Eurozone retail sales edged down 0.1% in March compared with February, data released Wednesday by Eurostat showed, marking a third consecutive month of declining consumer spending as the war in Iran continues to ripple through Europe’s economy. The headline figure beat market expectations of a 0.3% decline but extended a weakening trend that has taken hold since late 2025.

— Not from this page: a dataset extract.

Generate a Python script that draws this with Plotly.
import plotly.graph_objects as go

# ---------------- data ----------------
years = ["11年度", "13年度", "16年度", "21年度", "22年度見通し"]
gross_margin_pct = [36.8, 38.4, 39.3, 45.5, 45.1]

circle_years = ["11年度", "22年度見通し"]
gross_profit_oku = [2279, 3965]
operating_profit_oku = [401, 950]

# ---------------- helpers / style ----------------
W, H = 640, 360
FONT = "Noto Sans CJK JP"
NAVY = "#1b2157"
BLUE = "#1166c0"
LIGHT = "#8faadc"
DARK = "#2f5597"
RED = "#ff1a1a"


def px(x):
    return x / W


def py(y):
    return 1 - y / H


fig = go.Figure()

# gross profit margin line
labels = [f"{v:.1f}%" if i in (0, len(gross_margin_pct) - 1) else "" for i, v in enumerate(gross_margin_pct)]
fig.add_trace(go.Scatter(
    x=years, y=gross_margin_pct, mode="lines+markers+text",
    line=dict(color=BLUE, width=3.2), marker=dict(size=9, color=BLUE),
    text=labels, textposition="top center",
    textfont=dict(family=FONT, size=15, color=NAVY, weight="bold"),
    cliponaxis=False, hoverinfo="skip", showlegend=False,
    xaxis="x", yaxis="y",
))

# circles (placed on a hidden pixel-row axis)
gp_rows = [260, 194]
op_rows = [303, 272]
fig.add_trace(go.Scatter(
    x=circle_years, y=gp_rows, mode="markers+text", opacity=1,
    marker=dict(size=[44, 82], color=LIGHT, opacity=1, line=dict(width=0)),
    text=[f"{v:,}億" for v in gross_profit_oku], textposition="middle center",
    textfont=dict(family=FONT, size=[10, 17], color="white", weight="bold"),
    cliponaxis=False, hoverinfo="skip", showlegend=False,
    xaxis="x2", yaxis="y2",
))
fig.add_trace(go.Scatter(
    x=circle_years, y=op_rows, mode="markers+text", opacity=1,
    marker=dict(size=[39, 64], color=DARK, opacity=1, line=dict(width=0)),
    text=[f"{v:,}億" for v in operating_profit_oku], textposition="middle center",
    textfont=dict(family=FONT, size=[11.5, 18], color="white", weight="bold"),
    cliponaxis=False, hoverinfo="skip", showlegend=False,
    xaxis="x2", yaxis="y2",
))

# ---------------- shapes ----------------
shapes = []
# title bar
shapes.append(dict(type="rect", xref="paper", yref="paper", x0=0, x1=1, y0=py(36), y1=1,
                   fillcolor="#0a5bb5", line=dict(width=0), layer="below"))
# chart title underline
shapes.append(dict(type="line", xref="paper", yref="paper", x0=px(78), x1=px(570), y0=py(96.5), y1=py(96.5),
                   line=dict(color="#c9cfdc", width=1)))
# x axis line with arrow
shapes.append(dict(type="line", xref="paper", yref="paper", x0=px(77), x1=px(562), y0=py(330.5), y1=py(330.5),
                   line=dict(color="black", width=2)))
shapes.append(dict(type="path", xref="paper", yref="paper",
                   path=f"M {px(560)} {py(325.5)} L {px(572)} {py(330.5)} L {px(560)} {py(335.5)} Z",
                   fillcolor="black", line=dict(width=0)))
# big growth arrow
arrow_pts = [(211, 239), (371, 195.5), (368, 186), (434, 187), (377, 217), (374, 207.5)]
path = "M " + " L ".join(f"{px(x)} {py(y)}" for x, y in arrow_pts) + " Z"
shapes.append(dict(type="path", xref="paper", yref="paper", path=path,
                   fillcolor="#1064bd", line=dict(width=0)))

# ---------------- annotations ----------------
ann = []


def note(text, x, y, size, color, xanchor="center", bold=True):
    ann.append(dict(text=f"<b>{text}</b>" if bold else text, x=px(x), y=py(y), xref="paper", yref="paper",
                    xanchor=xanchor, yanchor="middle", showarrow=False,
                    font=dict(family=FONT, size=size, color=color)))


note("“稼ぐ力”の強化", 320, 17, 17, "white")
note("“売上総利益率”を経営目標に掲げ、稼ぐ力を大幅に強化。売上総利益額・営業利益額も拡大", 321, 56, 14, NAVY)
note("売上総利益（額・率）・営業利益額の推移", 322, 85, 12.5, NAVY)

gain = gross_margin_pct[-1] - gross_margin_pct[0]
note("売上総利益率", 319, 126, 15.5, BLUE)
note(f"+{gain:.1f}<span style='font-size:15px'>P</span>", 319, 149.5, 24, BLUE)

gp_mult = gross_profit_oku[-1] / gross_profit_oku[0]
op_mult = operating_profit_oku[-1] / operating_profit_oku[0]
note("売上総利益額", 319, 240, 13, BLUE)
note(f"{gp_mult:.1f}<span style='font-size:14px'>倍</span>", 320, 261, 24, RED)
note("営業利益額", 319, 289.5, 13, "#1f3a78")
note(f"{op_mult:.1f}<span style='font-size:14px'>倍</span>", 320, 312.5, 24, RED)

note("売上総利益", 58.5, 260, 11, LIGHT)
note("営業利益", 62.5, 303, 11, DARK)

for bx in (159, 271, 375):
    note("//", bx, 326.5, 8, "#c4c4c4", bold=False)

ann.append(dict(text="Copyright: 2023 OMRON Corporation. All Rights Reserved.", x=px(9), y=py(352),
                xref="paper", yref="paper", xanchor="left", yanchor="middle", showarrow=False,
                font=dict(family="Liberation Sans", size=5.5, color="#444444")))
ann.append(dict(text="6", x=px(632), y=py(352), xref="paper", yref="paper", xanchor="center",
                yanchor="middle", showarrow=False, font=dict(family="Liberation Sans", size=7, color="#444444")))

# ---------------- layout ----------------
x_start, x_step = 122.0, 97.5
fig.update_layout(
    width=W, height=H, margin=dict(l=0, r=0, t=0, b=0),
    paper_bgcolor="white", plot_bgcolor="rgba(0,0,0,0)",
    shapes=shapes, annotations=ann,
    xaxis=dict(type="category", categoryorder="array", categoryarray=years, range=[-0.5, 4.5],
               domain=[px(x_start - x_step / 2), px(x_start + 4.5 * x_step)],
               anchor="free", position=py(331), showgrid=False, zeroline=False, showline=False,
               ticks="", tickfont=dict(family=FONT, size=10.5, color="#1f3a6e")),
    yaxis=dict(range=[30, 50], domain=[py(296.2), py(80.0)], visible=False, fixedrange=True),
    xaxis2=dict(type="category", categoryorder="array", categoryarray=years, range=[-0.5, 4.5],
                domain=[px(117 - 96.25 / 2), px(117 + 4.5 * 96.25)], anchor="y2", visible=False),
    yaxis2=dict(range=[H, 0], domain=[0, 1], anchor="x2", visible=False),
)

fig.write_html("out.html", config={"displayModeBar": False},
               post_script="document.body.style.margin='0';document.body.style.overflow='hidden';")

The drag came overwhelmingly from fuel. Automotive fuel sales in specialised stores plunged 1.6% month-on-month in the euro area, the sharpest drop among retail categories, as surging pump prices from the Strait of Hormuz disruption suppressed volumes. Non-food products excluding fuel were the lone bright spot, rising 0.6%, while food, drinks, and tobacco fell 0.3%.

Germany Bears the Brunt
Among member states, Germany posted the steepest decline at 2.1%, driven by a 5.6% real-terms collapse in fuel station turnover and a 2.7% drop in food retail, according to Destatis data released last week. Malta fell 0.4%, while Italy and Latvia each slipped 0.1%. At the other end, Slovenia surged 4.3% and Luxembourg gained 4.0%.
On a year-over-year basis, eurozone retail trade growth slowed to 1.2% in March, the weakest reading since the series began recovering in mid-2024, down from 1.3% in February. Germany was among the worst performers annually as well, with sales down 2.0% compared to March 2025.

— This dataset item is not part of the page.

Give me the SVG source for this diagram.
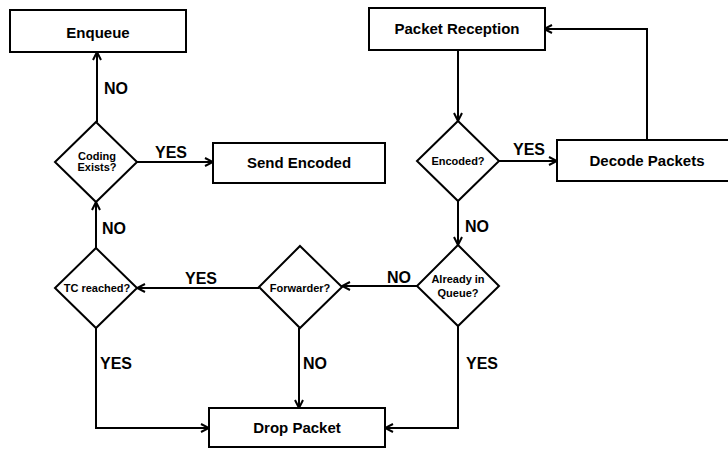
<svg xmlns="http://www.w3.org/2000/svg" width="728" height="452" viewBox="0 0 728 452">
  <style>
    .box { fill: #fff; stroke: #000; stroke-width: 2; }
    .dia { fill: #fff; stroke: #000; stroke-width: 2; }
    .t { font-family: "Liberation Sans", Arial, sans-serif; font-weight: bold; font-size: 15px; text-anchor: middle; fill: #000; }
    .td { font-family: "Liberation Sans", Arial, sans-serif; font-weight: bold; font-size: 11px; text-anchor: middle; fill: #000; }
    .lbl { font-family: "Liberation Sans", Arial, sans-serif; font-weight: bold; font-size: 16px; fill: #000; }
    .edge { fill: none; stroke: #000; stroke-width: 2; marker-end: url(#arr); }
  </style>
  <defs>
    <marker id="arr" viewBox="0 0 10 10" refX="9" refY="5" markerWidth="10" markerHeight="10" markerUnits="userSpaceOnUse" orient="auto">
      <path d="M1,1 L9,5 L1,9" fill="none" stroke="#000" stroke-width="2"/>
    </marker>
  </defs>
  <rect width="728" height="452" fill="#fff"/>

  <!-- connectors and their branch labels -->
  <g id="connectors">
    <path class="edge" d="M97,122 V52"/>
    <path class="edge" d="M137,162 H213"/>
    <path class="edge" d="M96,248 V202"/>
    <path class="edge" d="M259,288 H137"/>
    <path class="edge" d="M417,286 H342"/>
    <path class="edge" d="M458,50 V121"/>
    <path class="edge" d="M499,161 H557"/>
    <path class="edge" d="M647,139 V29 H544"/>
    <path class="edge" d="M458,200 V245"/>
    <path class="edge" d="M96,328 V428 H209"/>
    <path class="edge" d="M299,328 V408"/>
    <path class="edge" d="M458,326 V428 H385"/>
    <text class="lbl" x="104" y="94">NO</text>
    <text class="lbl" x="155" y="158">YES</text>
    <text class="lbl" x="102" y="234">NO</text>
    <text class="lbl" x="185" y="284">YES</text>
    <text class="lbl" x="387" y="283">NO</text>
    <text class="lbl" x="465" y="232">NO</text>
    <text class="lbl" x="513" y="155">YES</text>
    <text class="lbl" x="100" y="369">YES</text>
    <text class="lbl" x="303" y="369">NO</text>
    <text class="lbl" x="466" y="369">YES</text>
  </g>

  <g id="enqueue">
    <rect class="box" x="10" y="10" width="176" height="42"/>
    <text class="t" x="98" y="38">Enqueue</text>
  </g>
  <g id="coding-exists">
    <polygon class="dia" points="96,122 137,162 96,202 55,162"/>
    <text class="td" x="97" y="160">Coding</text>
    <text class="td" x="97" y="171">Exists?</text>
  </g>
  <g id="send-encoded">
    <rect class="box" x="213" y="143" width="172" height="40"/>
    <text class="t" x="299" y="168">Send Encoded</text>
  </g>
  <g id="packet-reception">
    <rect class="box" x="369" y="8" width="176" height="42"/>
    <text class="t" x="457" y="34">Packet Reception</text>
  </g>
  <g id="encoded">
    <polygon class="dia" points="458,121 499,161 458,201 417,161"/>
    <text class="td" x="458" y="165">Encoded?</text>
  </g>
  <g id="decode-packets">
    <rect class="box" x="557" y="140" width="180" height="41"/>
    <text class="t" x="647" y="166">Decode Packets</text>
  </g>
  <g id="already-in-queue">
    <polygon class="dia" points="458,245 499,286 458,326 417,286"/>
    <text class="td" x="458" y="283">Already in</text>
    <text class="td" x="458" y="297">Queue?</text>
  </g>
  <g id="forwarder">
    <polygon class="dia" points="300,246 342,287 300,328 259,287"/>
    <text class="td" x="300" y="292">Forwarder?</text>
  </g>
  <g id="tc-reached">
    <polygon class="dia" points="96,248 137,288 96,328 55,288"/>
    <text class="td" x="97" y="292">TC reached?</text>
  </g>
  <g id="drop-packet">
    <rect class="box" x="209" y="408" width="176" height="39"/>
    <text class="t" x="297" y="433">Drop Packet</text>
  </g>
</svg>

Consumer Confidence in Freefall
The spending weakness aligns with a sharp deterioration in sentiment. Euro area consumer confidence plunged to -20.6 in April, its lowest level since December 2022, dropping 4.2 points from March, according to the European Commission’s flash estimate. The collapse has been in freefall since the Iran war began in early March, with the Commission explicitly citing “heightened global economic uncertainty linked to the ongoing geopolitical tensions”.

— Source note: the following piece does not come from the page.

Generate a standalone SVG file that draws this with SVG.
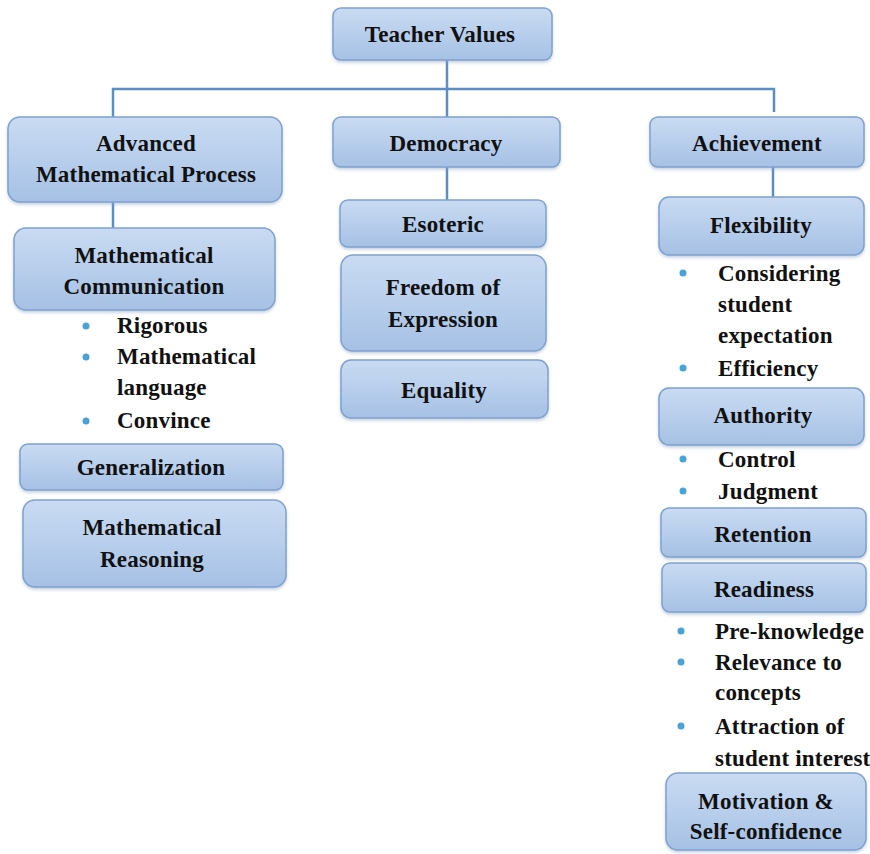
<svg xmlns="http://www.w3.org/2000/svg" width="870" height="854" viewBox="0 0 870 854">
<defs>
<linearGradient id="g" x1="0" y1="0" x2="0" y2="1">
<stop offset="0" stop-color="#c9dbf2"/>
<stop offset="1" stop-color="#a6c1e5"/>
</linearGradient>
<filter id="sh" x="-5%" y="-10%" width="110%" height="130%">
<feDropShadow dx="0" dy="2" stdDeviation="1.5" flood-color="#8fa7c6" flood-opacity="0.5"/>
</filter>
</defs>
<style>
.box{fill:url(#g);stroke:#7fa1cf;stroke-width:1.5;filter:url(#sh)}
.t{font-family:"Liberation Serif","Times New Roman",serif;font-weight:bold;font-size:23px;letter-spacing:0.2px;fill:#111}
.c{text-anchor:middle}
.dot{fill:#4aa3d6}
.ln{stroke:#5b8ec4;stroke-width:2.5;fill:none}
</style>
<rect width="870" height="854" fill="#ffffff"/>
<g id="connectors">
<path class="ln" d="M447 60 V200"/>
<path class="ln" d="M113 117 V89 H774 V112"/>
<path class="ln" d="M113 202 V228"/>
<path class="ln" d="M773 167 V197"/>
</g>
<g id="teacher-values"><rect class="box" x="333" y="8" width="219" height="52" rx="8"/><text class="t c" x="440" y="42">Teacher Values</text></g>
<g id="advanced"><rect class="box" x="8" y="117" width="274" height="85" rx="12"/><text class="t c" x="146" y="151">Advanced</text><text class="t c" x="146" y="182">Mathematical Process</text></g>
<g id="democracy"><rect class="box" x="333" y="117" width="227" height="50" rx="8"/><text class="t c" x="446" y="151">Democracy</text></g>
<g id="achievement"><rect class="box" x="650" y="117" width="214" height="50" rx="8"/><text class="t c" x="757" y="151">Achievement</text></g>
<g id="math-comm"><rect class="box" x="14" y="228" width="261" height="82" rx="12"/><text class="t c" x="144" y="263">Mathematical</text><text class="t c" x="144" y="294">Communication</text></g>
<g id="math-comm-items">
<circle class="dot" cx="86" cy="326" r="3.5"/><text class="t" x="117" y="333">Rigorous</text>
<circle class="dot" cx="86" cy="357" r="3.5"/><text class="t" x="117" y="364">Mathematical</text>
<text class="t" x="117" y="395">language</text>
<circle class="dot" cx="86" cy="421" r="3.5"/><text class="t" x="117" y="428">Convince</text>
</g>
<g id="generalization"><rect class="box" x="20" y="444" width="263" height="46" rx="8"/><text class="t c" x="151" y="475">Generalization</text></g>
<g id="math-reasoning"><rect class="box" x="23" y="500" width="263" height="87" rx="12"/><text class="t c" x="152" y="535">Mathematical</text><text class="t c" x="152" y="567">Reasoning</text></g>
<g id="esoteric"><rect class="box" x="340" y="200" width="206" height="47" rx="8"/><text class="t c" x="443" y="232">Esoteric</text></g>
<g id="freedom"><rect class="box" x="341" y="255" width="205" height="96" rx="12"/><text class="t c" x="443" y="295">Freedom of</text><text class="t c" x="443" y="327">Expression</text></g>
<g id="equality"><rect class="box" x="341" y="360" width="207" height="58" rx="10"/><text class="t c" x="444" y="398">Equality</text></g>
<g id="flexibility"><rect class="box" x="659" y="197" width="205" height="58" rx="10"/><text class="t c" x="761" y="233">Flexibility</text></g>
<g id="flexibility-items">
<circle class="dot" cx="683" cy="273" r="3.5"/><text class="t" x="718" y="281">Considering</text>
<text class="t" x="718" y="312">student</text>
<text class="t" x="718" y="343">expectation</text>
<circle class="dot" cx="683" cy="368" r="3.5"/><text class="t" x="718" y="376">Efficiency</text>
</g>
<g id="authority"><rect class="box" x="659" y="388" width="205" height="57" rx="10"/><text class="t c" x="763" y="423">Authority</text></g>
<g id="authority-items">
<circle class="dot" cx="683" cy="459" r="3.5"/><text class="t" x="718" y="467">Control</text>
<circle class="dot" cx="683" cy="491" r="3.5"/><text class="t" x="718" y="499">Judgment</text>
</g>
<g id="retention"><rect class="box" x="661" y="508" width="205" height="49" rx="8"/><text class="t c" x="763" y="542">Retention</text></g>
<g id="readiness"><rect class="box" x="662" y="563" width="204" height="49" rx="8"/><text class="t c" x="764" y="597">Readiness</text></g>
<g id="readiness-items">
<circle class="dot" cx="681" cy="631" r="3.5"/><text class="t" x="715" y="639">Pre-knowledge</text>
<circle class="dot" cx="681" cy="662" r="3.5"/><text class="t" x="715" y="670">Relevance to</text>
<text class="t" x="715" y="700">concepts</text>
<circle class="dot" cx="681" cy="726" r="3.5"/><text class="t" x="715" y="734">Attraction of</text>
<text class="t" x="715" y="766">student interest</text>
</g>
<g id="motivation"><rect class="box" x="666" y="773" width="200" height="77" rx="12"/><text class="t c" x="766" y="809">Motivation &amp;</text><text class="t c" x="766" y="839">Self-confidence</text></g>
</svg>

Analysts warn the worst may be yet to come. Energy prices surged in March — Eurostat separately reported that industrial producer prices for energy jumped 11.1% month-on-month in the euro area — but the full pass-through to consumers typically lags by several months. Bloomberg opinion noted that while European electricity markets have remained relatively calm compared to 2022, the oil-specific shock is reshaping consumer behaviour in ways not yet fully captured by the data.
The European Central Bank has warned that a prolonged conflict risks pushing energy-dependent economies including Germany and Italy into technical recession by year-end. With consumer spending now contracting for a third straight month and confidence at multi-year lows, the eurozone’s largest engine of domestic demand shows few signs of recovery.